Meu primeiro emprego como jornalista foi no escritório da United Press International, em S. Paulo, como tradutor e eventualmente redator e repórter, em 1969. Tornei-me um “especialista” em Guerra do Vietnã. Muita coisa do que saiu na mídia brasileira sobre esse tema, naquela época, fui eu que traduzi.

Entrei nos meandros da guerra, até naqueles de como, por exemplo, as notícias eram redigidas de modo a favorecer a visão do Exército norte-americano no terreno das operações.
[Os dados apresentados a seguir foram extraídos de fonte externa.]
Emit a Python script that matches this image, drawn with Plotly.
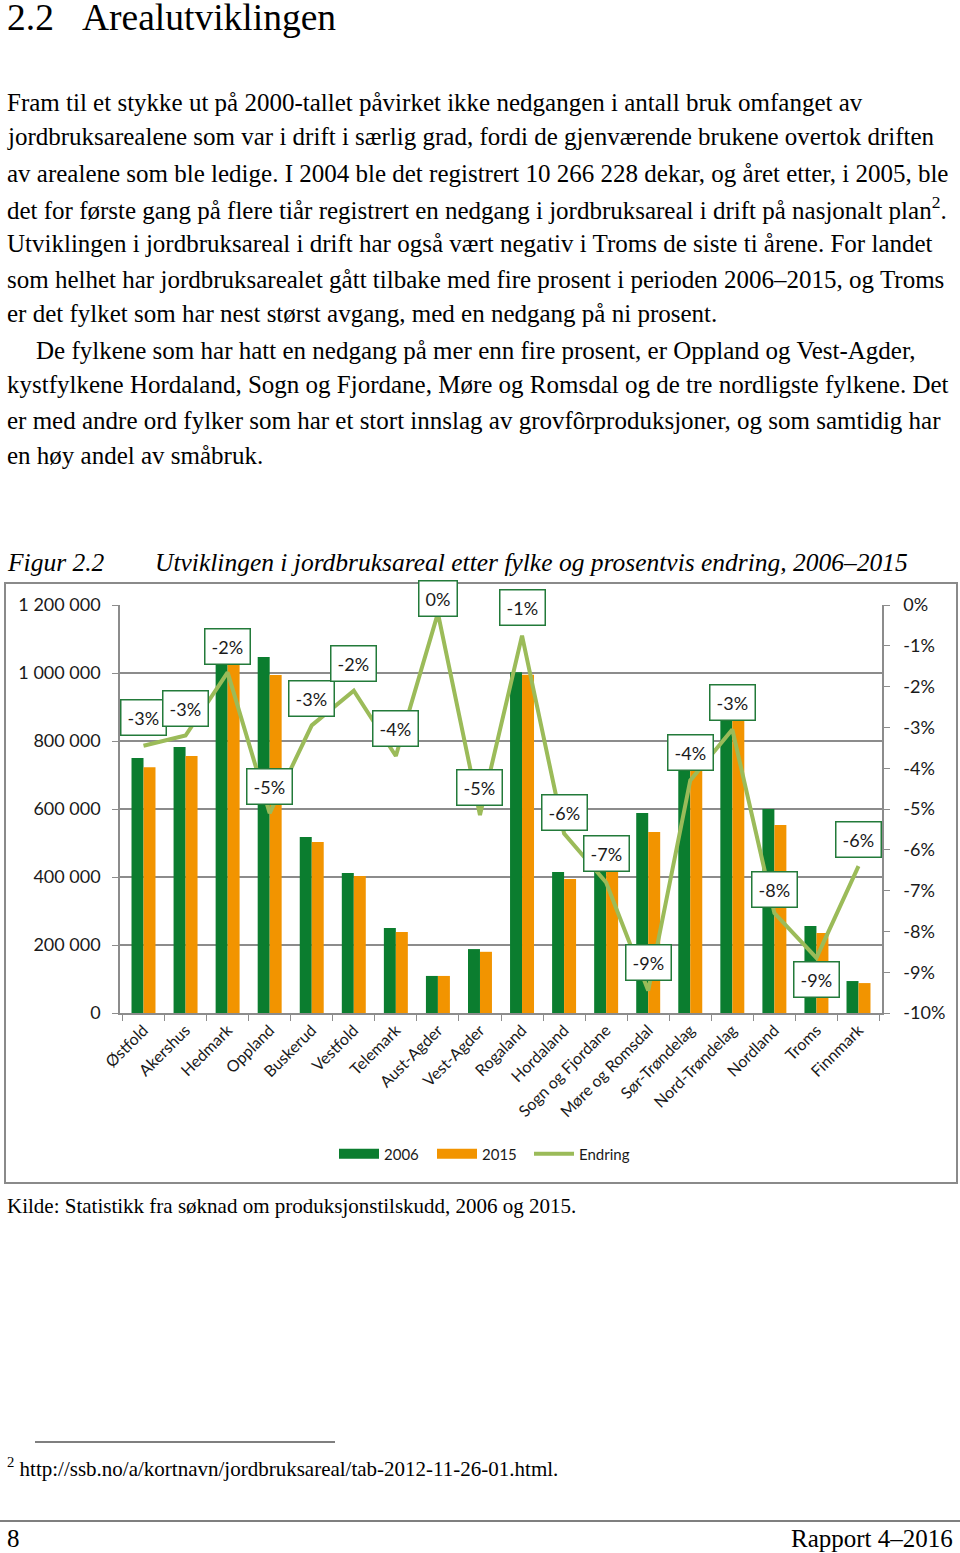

Aprendi a ver como se criava a distância entre o que a gente lia, nos relatos, e o que devia estar acontecendo “lá”, no teatro da guerra.
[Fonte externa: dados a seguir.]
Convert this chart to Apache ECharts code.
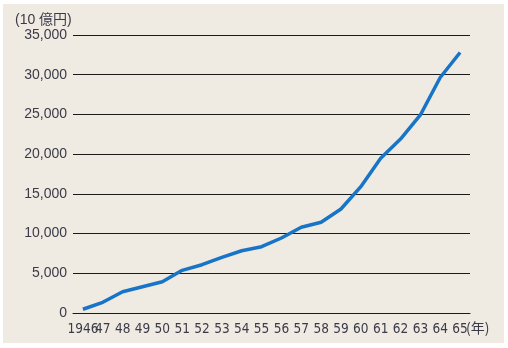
<!DOCTYPE html>
<html lang="ja">
<head>
    <meta charset="UTF-8">
    <script src="https://cdn.jsdelivr.net/npm/echarts@6/dist/echarts.min.js"></script>
    <title>推移</title>
    <style type="text/css">
        html, body { margin: 0; padding: 0; background: #ffffff; }
        #main { width: 508px; height: 348px; }
    </style>
</head>
<body>
<div id="main"></div>
<script type="text/javascript">
    // 年 (1946 -> 65)
    const years = ['1946', '47', '48', '49', '50', '51', '52', '53', '54', '55',
        '56', '57', '58', '59', '60', '61', '62', '63', '64', '65'];
    // 10億円
    const values = [470, 1350, 2680, 3310, 3940, 5370, 6080, 7010, 7840, 8350,
        9440, 10790, 11420, 13090, 15900, 19480, 21900, 24930, 29650, 32800];
    const yTicks = [0, 5000, 10000, 15000, 20000, 25000, 30000, 35000];

    const labelColor = '#3b3a48';
    const myChart = echarts.init(document.getElementById('main'));

    const option = {
        animation: false,
        backgroundColor: '#ffffff',
        graphic: [
            {
                type: 'rect', z: -10, silent: true,
                shape: { x: 3, y: 4, width: 501, height: 339 },
                style: { fill: '#efebe2' }
            },
            {
                type: 'text', left: 15, top: 13,
                style: { text: '(10 億円)', fill: labelColor, font: '14px "Liberation Sans", "Noto Sans CJK JP", sans-serif' }
            },
            {
                type: 'text', left: 466, top: 321,
                style: { text: '(年)', fill: labelColor, font: '14px "Liberation Sans Narrow", "Noto Sans CJK JP", sans-serif' }
            }
        ],
        grid: { left: 73, right: 38, top: 35, bottom: 35 },
        xAxis: {
            type: 'category',
            data: years,
            boundaryGap: true,
            axisLine: { lineStyle: { color: '#1a1a1a', width: 1 } },
            axisTick: { alignWithLabel: true, inside: true, length: 6, lineStyle: { color: '#1a1a1a' } },
            axisLabel: {
                interval: 0, margin: 9, color: labelColor,
                fontFamily: '"Liberation Sans Narrow", "DejaVu Sans Condensed", sans-serif', fontSize: 13.5
            }
        },
        yAxis: {
            type: 'value',
            min: yTicks[0],
            max: yTicks[yTicks.length - 1],
            interval: 5000,
            axisLine: { show: false },
            axisTick: { show: false },
            splitLine: { lineStyle: { color: '#1a1a1a', width: 1 } },
            axisLabel: {
                margin: 6, color: labelColor,
                fontFamily: '"Liberation Sans", sans-serif', fontSize: 14,
                formatter: function (v) { return v.toLocaleString('en-US'); }
            }
        },
        series: [{
            type: 'line',
            data: values,
            symbol: 'none',
            lineStyle: { color: '#1874c6', width: 3.5 }
        }]
    };

    myChart.setOption(option);
</script>
</body>
</html>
A mesma impressão me retorna, agora multiplicada por dez, ao enfrentar a leitura (que fiz apenas em parte, e uma pequena parte) dos “War logs” secretos revelados pelo site Wikileaks, dirigido pelo australiano Julian Assange.

Os “logs” são relatórios prévios, não consolidados, que as patrulhas e comandos devem fazer quando retornam. São lacônicos, telegráficos, frios, sem estilo nem alma. Parece que a gente está lendo uma receita de bolo, uma bula de remédio mal escrita, coisas assim. Mas à medida que a leitura prossegue, começa a subir uma sensação de terror misturada com horror, porque a gente vai se dando conta (também através da análise do pessoal do The Guardian, New York Times e Der Spiegel) do real que aquilo tudo ao mesmo tempo esconde e revela.
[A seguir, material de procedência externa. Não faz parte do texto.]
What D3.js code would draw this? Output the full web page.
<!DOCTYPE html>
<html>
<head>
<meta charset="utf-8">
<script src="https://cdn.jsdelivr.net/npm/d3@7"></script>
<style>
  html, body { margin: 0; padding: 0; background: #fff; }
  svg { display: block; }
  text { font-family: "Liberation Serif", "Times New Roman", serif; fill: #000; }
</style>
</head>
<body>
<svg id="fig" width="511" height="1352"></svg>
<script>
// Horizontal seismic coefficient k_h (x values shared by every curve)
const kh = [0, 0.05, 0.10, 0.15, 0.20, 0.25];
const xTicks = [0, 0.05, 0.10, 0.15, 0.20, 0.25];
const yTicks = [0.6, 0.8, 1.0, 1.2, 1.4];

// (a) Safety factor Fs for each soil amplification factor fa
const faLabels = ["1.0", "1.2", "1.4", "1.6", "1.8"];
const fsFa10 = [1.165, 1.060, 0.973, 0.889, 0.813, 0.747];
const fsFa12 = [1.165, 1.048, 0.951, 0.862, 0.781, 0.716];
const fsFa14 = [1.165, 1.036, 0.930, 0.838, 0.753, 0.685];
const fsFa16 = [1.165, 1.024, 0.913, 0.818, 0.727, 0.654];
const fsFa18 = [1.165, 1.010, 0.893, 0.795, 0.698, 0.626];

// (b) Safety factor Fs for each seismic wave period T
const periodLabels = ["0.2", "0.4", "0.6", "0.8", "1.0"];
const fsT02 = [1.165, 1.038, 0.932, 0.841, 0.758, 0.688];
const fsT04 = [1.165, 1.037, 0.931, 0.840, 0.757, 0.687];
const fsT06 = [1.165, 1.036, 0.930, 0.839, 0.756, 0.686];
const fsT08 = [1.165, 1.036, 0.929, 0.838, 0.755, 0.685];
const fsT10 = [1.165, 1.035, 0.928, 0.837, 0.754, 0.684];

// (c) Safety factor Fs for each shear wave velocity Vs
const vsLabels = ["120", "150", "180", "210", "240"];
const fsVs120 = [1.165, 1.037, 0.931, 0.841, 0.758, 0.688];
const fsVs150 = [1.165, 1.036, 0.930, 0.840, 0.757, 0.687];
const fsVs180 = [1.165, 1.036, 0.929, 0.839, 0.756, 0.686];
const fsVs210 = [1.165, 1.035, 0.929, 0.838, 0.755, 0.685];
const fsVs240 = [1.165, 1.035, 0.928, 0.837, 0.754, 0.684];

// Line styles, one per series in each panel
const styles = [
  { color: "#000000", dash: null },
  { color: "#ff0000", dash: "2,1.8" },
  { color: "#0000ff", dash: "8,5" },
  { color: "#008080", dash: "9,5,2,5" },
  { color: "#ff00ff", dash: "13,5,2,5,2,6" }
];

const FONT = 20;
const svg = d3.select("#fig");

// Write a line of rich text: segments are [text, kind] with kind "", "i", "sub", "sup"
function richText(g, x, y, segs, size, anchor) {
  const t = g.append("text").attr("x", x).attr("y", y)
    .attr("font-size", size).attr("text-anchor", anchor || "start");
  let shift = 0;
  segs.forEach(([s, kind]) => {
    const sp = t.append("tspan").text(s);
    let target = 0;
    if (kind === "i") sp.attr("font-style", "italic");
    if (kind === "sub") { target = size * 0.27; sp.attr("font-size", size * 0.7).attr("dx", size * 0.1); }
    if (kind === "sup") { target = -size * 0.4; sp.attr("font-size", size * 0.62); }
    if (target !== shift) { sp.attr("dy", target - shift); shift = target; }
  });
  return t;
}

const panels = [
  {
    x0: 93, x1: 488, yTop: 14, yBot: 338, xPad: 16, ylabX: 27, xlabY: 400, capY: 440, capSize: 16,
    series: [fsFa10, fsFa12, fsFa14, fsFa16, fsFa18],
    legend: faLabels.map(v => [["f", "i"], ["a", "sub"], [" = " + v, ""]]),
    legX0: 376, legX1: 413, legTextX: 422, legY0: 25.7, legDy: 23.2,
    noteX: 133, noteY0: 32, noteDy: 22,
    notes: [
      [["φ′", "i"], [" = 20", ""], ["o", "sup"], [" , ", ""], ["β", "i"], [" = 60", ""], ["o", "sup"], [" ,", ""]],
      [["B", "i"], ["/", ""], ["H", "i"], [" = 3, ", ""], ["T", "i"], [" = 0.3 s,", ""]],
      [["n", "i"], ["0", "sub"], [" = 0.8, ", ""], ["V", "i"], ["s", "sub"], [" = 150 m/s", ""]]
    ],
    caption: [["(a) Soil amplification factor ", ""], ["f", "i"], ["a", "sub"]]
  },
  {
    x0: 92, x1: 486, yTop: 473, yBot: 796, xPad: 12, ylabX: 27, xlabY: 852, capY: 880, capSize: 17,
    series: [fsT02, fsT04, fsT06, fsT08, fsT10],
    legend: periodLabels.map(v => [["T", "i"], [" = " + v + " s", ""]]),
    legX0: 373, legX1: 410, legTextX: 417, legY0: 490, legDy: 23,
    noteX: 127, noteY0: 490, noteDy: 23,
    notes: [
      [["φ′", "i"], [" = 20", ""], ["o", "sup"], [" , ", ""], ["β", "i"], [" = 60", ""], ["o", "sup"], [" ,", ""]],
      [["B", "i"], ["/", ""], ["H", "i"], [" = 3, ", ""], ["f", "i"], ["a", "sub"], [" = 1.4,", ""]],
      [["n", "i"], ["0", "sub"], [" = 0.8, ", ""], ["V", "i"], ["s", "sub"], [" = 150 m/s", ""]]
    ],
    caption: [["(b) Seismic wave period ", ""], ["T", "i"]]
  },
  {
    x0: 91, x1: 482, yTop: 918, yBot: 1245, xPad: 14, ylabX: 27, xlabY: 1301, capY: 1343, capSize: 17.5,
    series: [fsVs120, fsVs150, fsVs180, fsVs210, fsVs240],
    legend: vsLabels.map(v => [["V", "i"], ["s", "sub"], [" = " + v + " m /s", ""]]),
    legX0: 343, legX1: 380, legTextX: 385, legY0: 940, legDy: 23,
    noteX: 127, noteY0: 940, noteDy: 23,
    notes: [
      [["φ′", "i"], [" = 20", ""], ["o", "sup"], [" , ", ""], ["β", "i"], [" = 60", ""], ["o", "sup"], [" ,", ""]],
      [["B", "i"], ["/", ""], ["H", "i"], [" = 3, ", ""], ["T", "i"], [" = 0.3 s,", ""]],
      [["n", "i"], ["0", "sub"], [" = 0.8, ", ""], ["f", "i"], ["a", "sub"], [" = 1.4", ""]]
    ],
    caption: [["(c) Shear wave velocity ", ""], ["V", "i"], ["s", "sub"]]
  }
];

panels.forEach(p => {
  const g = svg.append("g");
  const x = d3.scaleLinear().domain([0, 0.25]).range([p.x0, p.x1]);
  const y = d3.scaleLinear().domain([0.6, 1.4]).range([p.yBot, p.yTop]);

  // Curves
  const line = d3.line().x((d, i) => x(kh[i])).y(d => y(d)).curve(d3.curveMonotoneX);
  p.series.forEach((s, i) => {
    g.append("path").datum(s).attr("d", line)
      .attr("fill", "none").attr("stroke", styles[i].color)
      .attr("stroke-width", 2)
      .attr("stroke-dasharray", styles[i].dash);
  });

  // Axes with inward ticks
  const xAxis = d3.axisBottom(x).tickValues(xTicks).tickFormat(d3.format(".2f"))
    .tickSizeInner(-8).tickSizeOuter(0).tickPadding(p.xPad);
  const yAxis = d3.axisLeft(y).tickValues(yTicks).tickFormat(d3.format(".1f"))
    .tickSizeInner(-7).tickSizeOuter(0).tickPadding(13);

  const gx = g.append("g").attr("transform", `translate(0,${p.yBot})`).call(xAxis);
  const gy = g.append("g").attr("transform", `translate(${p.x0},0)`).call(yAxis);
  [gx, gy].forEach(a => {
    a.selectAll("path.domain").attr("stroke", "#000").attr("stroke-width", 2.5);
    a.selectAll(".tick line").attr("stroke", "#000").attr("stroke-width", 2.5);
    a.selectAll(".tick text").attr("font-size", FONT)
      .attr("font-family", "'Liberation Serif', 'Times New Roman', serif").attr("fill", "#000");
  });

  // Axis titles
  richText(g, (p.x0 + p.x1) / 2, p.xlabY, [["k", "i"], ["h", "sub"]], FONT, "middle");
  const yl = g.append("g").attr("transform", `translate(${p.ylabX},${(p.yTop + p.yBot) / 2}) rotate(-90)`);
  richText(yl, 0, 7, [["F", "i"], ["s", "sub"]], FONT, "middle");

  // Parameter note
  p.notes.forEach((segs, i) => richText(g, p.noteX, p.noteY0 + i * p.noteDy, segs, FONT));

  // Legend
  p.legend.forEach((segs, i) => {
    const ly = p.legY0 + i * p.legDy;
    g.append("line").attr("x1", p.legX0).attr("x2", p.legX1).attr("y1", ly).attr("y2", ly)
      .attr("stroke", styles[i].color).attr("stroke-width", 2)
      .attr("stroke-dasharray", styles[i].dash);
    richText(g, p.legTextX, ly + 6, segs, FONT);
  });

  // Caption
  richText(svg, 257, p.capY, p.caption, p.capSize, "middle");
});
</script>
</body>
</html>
O caso mais eloqüente pode agora ser acompanhado no site do The Guardian, e é o dos helicópteros “Crazy Horse 18 e 19” que atiram sucessivamente num grupo de civis e depois numa van que pára a fim de socorrer os feridos, que se arrastam pelo chão.

No primeiro caso, aparentemente houve um equívoco, porque dois dos civis (que, aliás, morreram) eram jornalistas da Reuters e o pessoal dos helicópteros confundiu suas câmeras com armas. No segundo não houve equívoco nenhum: a van para e começa a recolher os feridos e eles atiram nela porque seus ocupantes estão exatamente fazendo isso. A van estava cheia de crianças e adultos, e alguns destes morreram na hora.

O mais chocante ainda é ouvir a trilha sonora, os comentários dos soldados que estão atirando sobre os civis lá embaixo. Chega a ser obsceno.

Outra coisa obscena que transparece nesses relatos agora vindos a público, é o comportamento dos grupos privados que ganham contratos para trabalhar na guerra, ao lado das forças regulares. Há muitos desses grupos, norte-americanos, ingleses e de outros países, e eles usam também pessoal contratado no Iraque. Parece que no afã de engordar suas estatísticas, eles atiram em qualquer coisa que se mova, até uns nos outros e inclusive nas tropas regulares. São os óbices de uma guerra densamente “terceirizada”, ou “privatizada”.

Os 391.832 documentos revelados dão conta, entre 1o. de janeiro de 2004 e 31 de dezembro de  2009, de 109 mil óbitos na guerra. Pouco mais de 66 mil são de civis, quase invariavelmente mortos pelas tropas invasoras e seus aliados – ou contratados. Cerca de 15 mil são de militares iraquianos, 24 mil são de pessoas descritas como “insurgentes” e 3,8 mil de tropas da coalizão que derrubou Saddam Hussein e ocupou o país. E ainda há um pequeno número de mortes não esclarecidas ou “por acidentes”.

Outra revelação dos documentos é a de que houve uma política deliberada de conivência com seqüestros, tortura e assassinatos praticados por forças do Iraque, por parte das “tropas aliadas”. Não raro lê-se que prisioneiros foram entregues àquelas forças para “interrogatório suplementar”, ou algo assim. Leia-se: tortura, seguida talvez de assassinato. Destaca-se a “Brigada Lobo” iraquiana, formada – pasme-se quem quiser se pasmar – por remanescentes da “Guarda Republicana” de Saddam  Hussein, recrutados para esse novo “serviço”.

Julian Assange vive numa semi-clandestinidade, por ora na Inglaterra. Solicitou permanência na Suécia, que lhe foi negada. Seu suposto informante, Bradley Manning, de 23 anos, ex-analista de inteligência do Exército norte-americano, está preso, e arrisca uma condenação a 52 anos de prisão. Entretanto, é humanamente impossível que Manning seja o único “whistleblower”, como se diz em inglês, a revelar documentos e filmes secretos para a Wikileaks.

O caso lembra o dos “Pentagon Papers”, sobre a Guerra do Vietnã, revelados por Daniel Ellsberg ao New York Times, e que foram publicados em 1971, mostrando como sucessivas administrações norte-americanas – sobretudo a de Lyndon Johnson – tinham mentido ao Congresso dos EUA e ao público sobre aquela guerra.

De qualquer modo, as revelações de agora, arrasadoras para a administração de Bush Filho, mas também comprometedoras para a de Barack Obama, fazem a já horrível Guerra do Vietnã parecerem uma “guerra limpa” perto da atual, que virou, na verdade, além de um genocídio, uma formidável negociata.